In the end, it is the DM and the players who make the game.


    First off, I have to say: great post Josh! Sorry I didn’t get to this one earlier, because this is a good topic which I think deserves some discussion.

    I am one of those people who called D&D 4th a “roll playing” game.

    I will (again, and gladly) concede the point that the people playing the game have a lot more to say about the amount of role playing than the game system.

    Really, with any board game, card game, pen & paper RPG (even computer game if you are into modding), you as a player can modify the rules to your heart’s content. I do this regularly along with the others in my group when coming up with house rules to improve the playability and fun of the board and card games we try out.

    In my opinion the next questions are: what kind of game do you want to play? And how much time are you willing to spend making modifications?

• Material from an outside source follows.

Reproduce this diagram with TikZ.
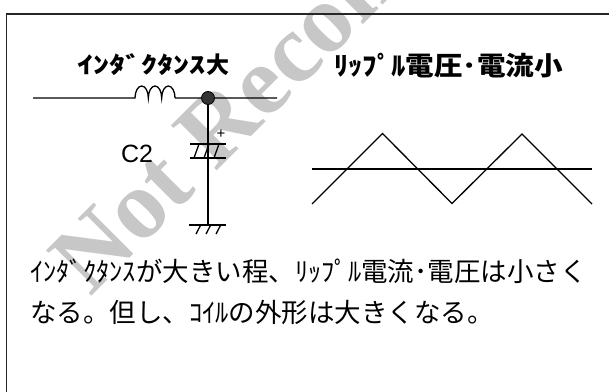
\documentclass[tikz,border=0pt]{standalone}
\usepackage{fontspec}
\usepackage{graphicx}
\newfontfamily\jpfont{Noto Sans CJK JP}
\newfontfamily\arialfont{Liberation Sans}
\newfontfamily\wmfont{Liberation Serif}
\tikzset{
	wire/.style={
		line width=1.3pt
	},
	frame/.style={
		line width=1.5pt,
		draw=black!85
	},
	junction/.style={
		circle,
		draw=black,
		fill=black!80,
		line width=0.8pt,
		minimum size=13pt,
		inner sep=0pt
	},
	title/.style={
		anchor=base west,
		inner sep=0pt,
		font=\jpfont\bfseries\fontsize{23}{23}\selectfont
	},
	body/.style={
		anchor=base west,
		inner sep=0pt,
		font=\jpfont\fontsize{26.5}{26.5}\selectfont
	},
	partlabel/.style={
		inner sep=0pt,
		font=\arialfont\fontsize{25}{25}\selectfont
	},
	polarity/.style={
		inner sep=0pt,
		font=\arialfont\fontsize{15}{15}\selectfont
	},
	wmark/.style={
		anchor=base west,
		rotate=45,
		inner sep=0pt,
		text=black!22,
		font=\wmfont\bfseries\fontsize{98}{98}\selectfont
	}
}

\begin{document}
\begin{tikzpicture}[x=1pt,y=-1pt]
	\useasboundingbox (0,0) rectangle (609,391);
	\clip (0,0) rectangle (609,391);

	% watermark
	\node[wmark] (wm) at (90,298) {Not Recommended};

	% frame
	\draw[frame] (6.5,400) |- (620,14);

	% circuit
	\coordinate (in)   at (33,98);
	\coordinate (lin)  at (135,98);
	\coordinate (lout) at (175,98);
	\coordinate (jn)   at (208,98);
	\coordinate (out)  at (277,98);
	\coordinate (gnd)  at (208,225);

	\draw[wire] (in) -- (lin)
		arc[start angle=180, end angle=360, x radius=6.67, y radius=12]
		arc[start angle=180, end angle=360, x radius=6.67, y radius=12]
		arc[start angle=180, end angle=360, x radius=6.67, y radius=12]
		-- (lout) -- (out);
	\draw[wire] (jn) -- (gnd);

	% capacitor C2
	\draw[wire] (190,144) -- (226,144) (190,158) -- (226,158);
	\foreach \x in {194,204,214}
		\draw[wire] (\x,158) -- (\x+5,144);
	\node[polarity]  (cplus) at (221,134) {+};
	\node[partlabel] (c2)    at (137,154) {C2};

	% ground
	\draw[wire] (189,225) -- (226,225);
	\foreach \x in {196,206,216}
		\draw[wire] (\x+4.7,225) -- (\x,234);

	\node[junction] (dot) at (jn) {};

	% ripple
	\coordinate (ax0) at (312,169);
	\coordinate (ax1) at (592,169);
	\coordinate (w0)  at (312,204);
	\coordinate (w1)  at (382.5,133.5);
	\coordinate (w2)  at (452,203.5);
	\coordinate (w3)  at (522,134);
	\coordinate (w4)  at (592,204);
	\draw[wire] (ax0) -- (ax1);
	\draw[wire] (w0) -- (w1) -- (w2) -- (w3) -- (w4);

	% texts
	\node[title] (ttlL) at (77,73) {\scalebox{1.4}[1]{ｲﾝﾀﾞｸﾀﾝｽ}大};
	\node[title, font=\jpfont\bfseries\fontsize{26}{26}\selectfont]
		(ttlR) at (334,75) {\scalebox{1.1}[1]{ﾘｯﾌﾟﾙ電圧･電流小}};
	\node[body] (line1) at (30,281) {ｲﾝﾀﾞｸﾀﾝｽが大きい程、ﾘｯﾌﾟﾙ電流･電圧は小さく};
	\node[body] (line2) at (30,322) {なる。但し、ｺｲﾙの外形は大きくなる。};
\end{tikzpicture}
\end{document}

    While I’m perfectly willing to take a board game’s pieces and change the rules a little to turn a broken game into a fun game, if a role playing game’s system is generally at odds with what I want to do I’ll probably go in search of a different game rather than put a lot of effort into retooling it. Role playing rule sets are typically far more complex than those for a stand-alone board or card game.

    D&D has traditionally been in such a position, from my perspective. This is partly due to the game and partly due to the perception a majority of D&D players seem (in my experience) to bring to D&D, that it’s going to be a “dungeon crawl“, an unrealistic hack’n’slash; this also seems to be what many want, if WoW’s popularity is any indication (no offense to WoW players).

    Rather than work against this perception to bring my preferred (deeper role playing) style to D&D players, I’ll opt for a different game, without the baggage, that accomplishes more of what I want off the shelf.


    On a side note, I also tend to enjoy choosing the road-less-traveled when I’m going to GM a game, where I have a chance of knowing as much or more about a game system’s rules than the players. I definitely do not know D&D’s rules (3.5, 4.0, or any other version) well, but I have a good head start on certain other games compared to my players, and I find this useful.